### [Task to carry out]
Pictures stay out. Extract the lines below from the first one through the line with "from bokeh.resources import INLINE", both included.

[Collection entries]
## start

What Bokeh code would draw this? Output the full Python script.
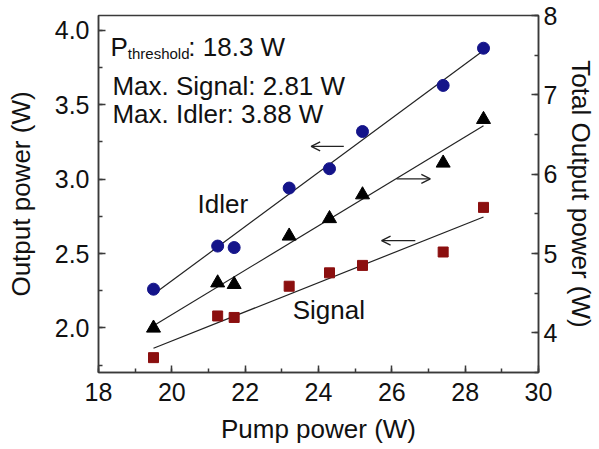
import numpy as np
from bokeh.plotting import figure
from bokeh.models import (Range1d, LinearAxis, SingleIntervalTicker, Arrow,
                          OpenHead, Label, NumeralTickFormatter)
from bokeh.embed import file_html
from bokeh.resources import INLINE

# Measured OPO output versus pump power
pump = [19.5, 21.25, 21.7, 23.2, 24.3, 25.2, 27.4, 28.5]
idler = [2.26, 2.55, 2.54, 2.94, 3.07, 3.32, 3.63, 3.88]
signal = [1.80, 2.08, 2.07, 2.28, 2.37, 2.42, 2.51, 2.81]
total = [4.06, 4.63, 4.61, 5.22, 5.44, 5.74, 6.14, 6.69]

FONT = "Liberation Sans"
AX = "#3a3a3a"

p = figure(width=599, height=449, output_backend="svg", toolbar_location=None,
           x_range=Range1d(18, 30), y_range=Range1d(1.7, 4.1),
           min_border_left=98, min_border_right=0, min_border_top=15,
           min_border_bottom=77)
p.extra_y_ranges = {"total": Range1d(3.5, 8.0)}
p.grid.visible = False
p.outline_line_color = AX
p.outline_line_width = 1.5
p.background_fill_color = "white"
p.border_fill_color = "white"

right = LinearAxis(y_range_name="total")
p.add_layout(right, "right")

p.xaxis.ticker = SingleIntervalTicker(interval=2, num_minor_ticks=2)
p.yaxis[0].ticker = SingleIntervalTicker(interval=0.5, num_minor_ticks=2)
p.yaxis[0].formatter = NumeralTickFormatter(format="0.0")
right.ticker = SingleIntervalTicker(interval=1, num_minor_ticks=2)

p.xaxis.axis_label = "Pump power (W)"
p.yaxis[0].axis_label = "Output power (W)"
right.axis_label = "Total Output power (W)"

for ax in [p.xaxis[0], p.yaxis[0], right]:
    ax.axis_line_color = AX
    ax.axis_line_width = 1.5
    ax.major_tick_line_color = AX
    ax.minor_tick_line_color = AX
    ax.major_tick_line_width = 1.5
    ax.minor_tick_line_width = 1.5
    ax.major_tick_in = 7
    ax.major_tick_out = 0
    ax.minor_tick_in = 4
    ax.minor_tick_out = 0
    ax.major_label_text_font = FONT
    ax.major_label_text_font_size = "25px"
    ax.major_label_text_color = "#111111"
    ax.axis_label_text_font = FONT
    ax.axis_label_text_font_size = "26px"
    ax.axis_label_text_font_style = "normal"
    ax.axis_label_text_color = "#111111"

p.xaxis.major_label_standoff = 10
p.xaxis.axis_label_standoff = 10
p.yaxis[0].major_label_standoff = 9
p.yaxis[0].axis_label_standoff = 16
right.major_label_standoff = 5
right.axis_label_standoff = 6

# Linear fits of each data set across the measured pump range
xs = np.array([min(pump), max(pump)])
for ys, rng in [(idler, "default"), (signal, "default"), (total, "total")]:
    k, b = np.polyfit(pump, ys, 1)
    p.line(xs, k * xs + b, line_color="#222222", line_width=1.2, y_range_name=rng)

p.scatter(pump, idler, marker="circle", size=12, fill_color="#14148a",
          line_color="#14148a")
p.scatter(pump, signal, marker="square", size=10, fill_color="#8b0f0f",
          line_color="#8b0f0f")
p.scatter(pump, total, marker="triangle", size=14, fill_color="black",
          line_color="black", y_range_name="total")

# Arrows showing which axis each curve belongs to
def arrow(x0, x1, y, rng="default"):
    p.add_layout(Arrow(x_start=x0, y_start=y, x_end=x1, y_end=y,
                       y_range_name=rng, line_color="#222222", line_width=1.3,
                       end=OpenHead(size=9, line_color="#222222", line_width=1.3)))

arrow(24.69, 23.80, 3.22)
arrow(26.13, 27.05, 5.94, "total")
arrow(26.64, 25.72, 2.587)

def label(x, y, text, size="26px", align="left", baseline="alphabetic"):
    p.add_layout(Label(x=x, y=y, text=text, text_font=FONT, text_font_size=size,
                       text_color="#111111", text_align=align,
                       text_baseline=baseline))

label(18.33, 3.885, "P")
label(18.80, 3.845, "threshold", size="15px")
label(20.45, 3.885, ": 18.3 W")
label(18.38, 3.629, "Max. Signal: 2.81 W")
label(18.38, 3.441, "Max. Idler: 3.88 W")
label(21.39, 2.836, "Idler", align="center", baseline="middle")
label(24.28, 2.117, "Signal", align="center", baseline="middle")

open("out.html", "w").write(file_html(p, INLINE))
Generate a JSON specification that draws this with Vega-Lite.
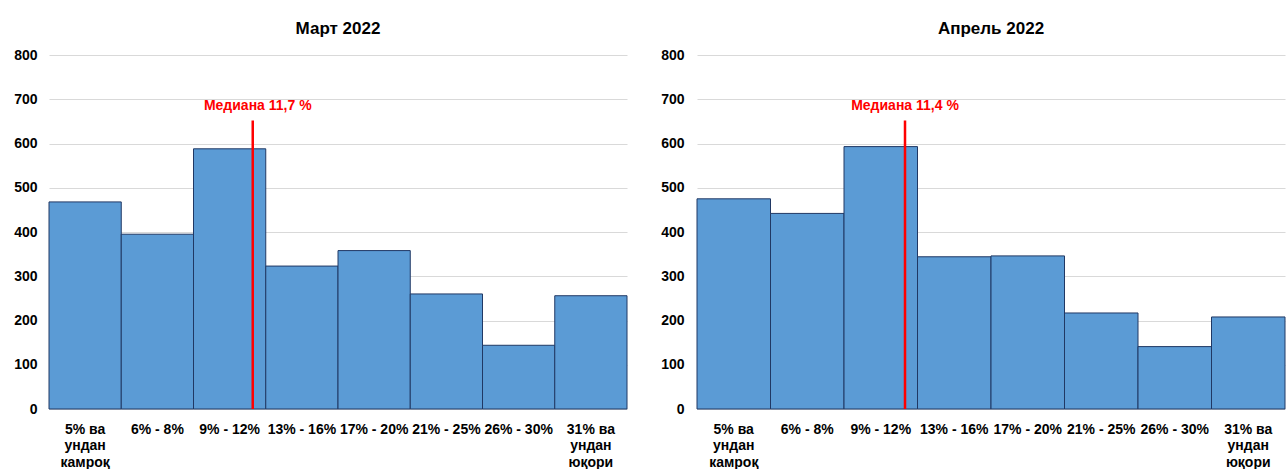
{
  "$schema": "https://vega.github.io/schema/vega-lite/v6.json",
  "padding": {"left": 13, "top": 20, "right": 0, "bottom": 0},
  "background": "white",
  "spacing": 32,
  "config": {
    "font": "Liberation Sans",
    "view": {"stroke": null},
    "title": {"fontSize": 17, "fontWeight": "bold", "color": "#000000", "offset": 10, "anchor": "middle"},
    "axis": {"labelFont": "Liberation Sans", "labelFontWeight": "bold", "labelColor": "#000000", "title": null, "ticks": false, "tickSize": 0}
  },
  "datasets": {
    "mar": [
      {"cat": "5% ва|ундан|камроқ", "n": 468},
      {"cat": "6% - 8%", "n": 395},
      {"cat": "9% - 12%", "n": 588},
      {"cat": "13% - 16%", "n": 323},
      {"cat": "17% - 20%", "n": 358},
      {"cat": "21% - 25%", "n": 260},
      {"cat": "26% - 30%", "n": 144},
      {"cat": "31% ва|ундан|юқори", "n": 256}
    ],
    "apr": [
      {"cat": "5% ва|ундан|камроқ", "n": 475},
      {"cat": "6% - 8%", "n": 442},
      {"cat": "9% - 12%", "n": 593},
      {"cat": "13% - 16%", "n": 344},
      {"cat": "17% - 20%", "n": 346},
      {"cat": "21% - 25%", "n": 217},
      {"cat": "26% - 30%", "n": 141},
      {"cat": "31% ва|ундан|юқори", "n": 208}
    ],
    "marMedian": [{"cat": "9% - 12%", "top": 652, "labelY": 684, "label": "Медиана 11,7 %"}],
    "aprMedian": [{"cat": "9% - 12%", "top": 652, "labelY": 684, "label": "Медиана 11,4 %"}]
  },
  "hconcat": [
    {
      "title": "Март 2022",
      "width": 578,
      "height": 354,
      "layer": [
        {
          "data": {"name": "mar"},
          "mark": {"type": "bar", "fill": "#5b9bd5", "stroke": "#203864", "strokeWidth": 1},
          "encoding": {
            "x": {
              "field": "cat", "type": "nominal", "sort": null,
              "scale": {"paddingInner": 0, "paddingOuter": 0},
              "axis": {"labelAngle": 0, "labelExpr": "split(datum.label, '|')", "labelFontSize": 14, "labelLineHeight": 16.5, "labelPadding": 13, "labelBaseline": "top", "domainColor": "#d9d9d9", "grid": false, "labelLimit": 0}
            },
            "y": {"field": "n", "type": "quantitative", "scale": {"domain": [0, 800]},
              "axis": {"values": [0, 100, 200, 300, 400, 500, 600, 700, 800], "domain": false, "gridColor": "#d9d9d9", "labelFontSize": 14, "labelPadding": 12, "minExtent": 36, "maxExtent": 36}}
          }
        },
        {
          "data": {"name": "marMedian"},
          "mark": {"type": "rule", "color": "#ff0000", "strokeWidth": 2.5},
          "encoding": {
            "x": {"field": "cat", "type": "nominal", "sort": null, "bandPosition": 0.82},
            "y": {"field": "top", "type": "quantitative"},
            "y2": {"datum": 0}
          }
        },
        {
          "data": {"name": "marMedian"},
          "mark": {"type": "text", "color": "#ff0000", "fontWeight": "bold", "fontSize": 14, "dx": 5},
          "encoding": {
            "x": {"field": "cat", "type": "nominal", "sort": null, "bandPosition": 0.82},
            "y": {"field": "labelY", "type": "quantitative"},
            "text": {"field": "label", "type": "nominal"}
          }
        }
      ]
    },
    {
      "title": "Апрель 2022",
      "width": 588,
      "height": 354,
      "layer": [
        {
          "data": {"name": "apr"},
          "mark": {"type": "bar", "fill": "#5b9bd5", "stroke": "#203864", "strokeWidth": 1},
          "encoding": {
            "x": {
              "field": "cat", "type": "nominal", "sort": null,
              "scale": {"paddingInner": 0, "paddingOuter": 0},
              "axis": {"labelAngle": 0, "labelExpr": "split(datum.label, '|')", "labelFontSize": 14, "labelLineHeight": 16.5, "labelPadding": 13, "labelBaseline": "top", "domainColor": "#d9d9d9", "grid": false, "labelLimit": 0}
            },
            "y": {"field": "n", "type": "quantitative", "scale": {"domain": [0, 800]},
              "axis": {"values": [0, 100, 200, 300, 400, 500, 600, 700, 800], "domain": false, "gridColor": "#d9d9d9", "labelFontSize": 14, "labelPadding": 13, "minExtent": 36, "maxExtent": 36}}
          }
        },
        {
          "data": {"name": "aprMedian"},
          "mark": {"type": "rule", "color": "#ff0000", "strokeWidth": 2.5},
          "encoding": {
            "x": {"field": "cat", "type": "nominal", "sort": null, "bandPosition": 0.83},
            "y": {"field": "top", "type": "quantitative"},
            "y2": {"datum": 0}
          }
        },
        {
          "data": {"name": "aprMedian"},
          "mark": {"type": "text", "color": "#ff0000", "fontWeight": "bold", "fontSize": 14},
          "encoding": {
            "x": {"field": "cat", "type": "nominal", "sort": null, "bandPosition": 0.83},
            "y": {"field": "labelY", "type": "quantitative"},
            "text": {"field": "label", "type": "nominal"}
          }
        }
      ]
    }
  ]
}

## end

### [Task output]
What Bokeh code would draw this? Output the full Python script.
import numpy as np
from bokeh.plotting import figure
from bokeh.models import (Range1d, LinearAxis, SingleIntervalTicker, Arrow,
                          OpenHead, Label, NumeralTickFormatter)
from bokeh.embed import file_html
from bokeh.resources import INLINE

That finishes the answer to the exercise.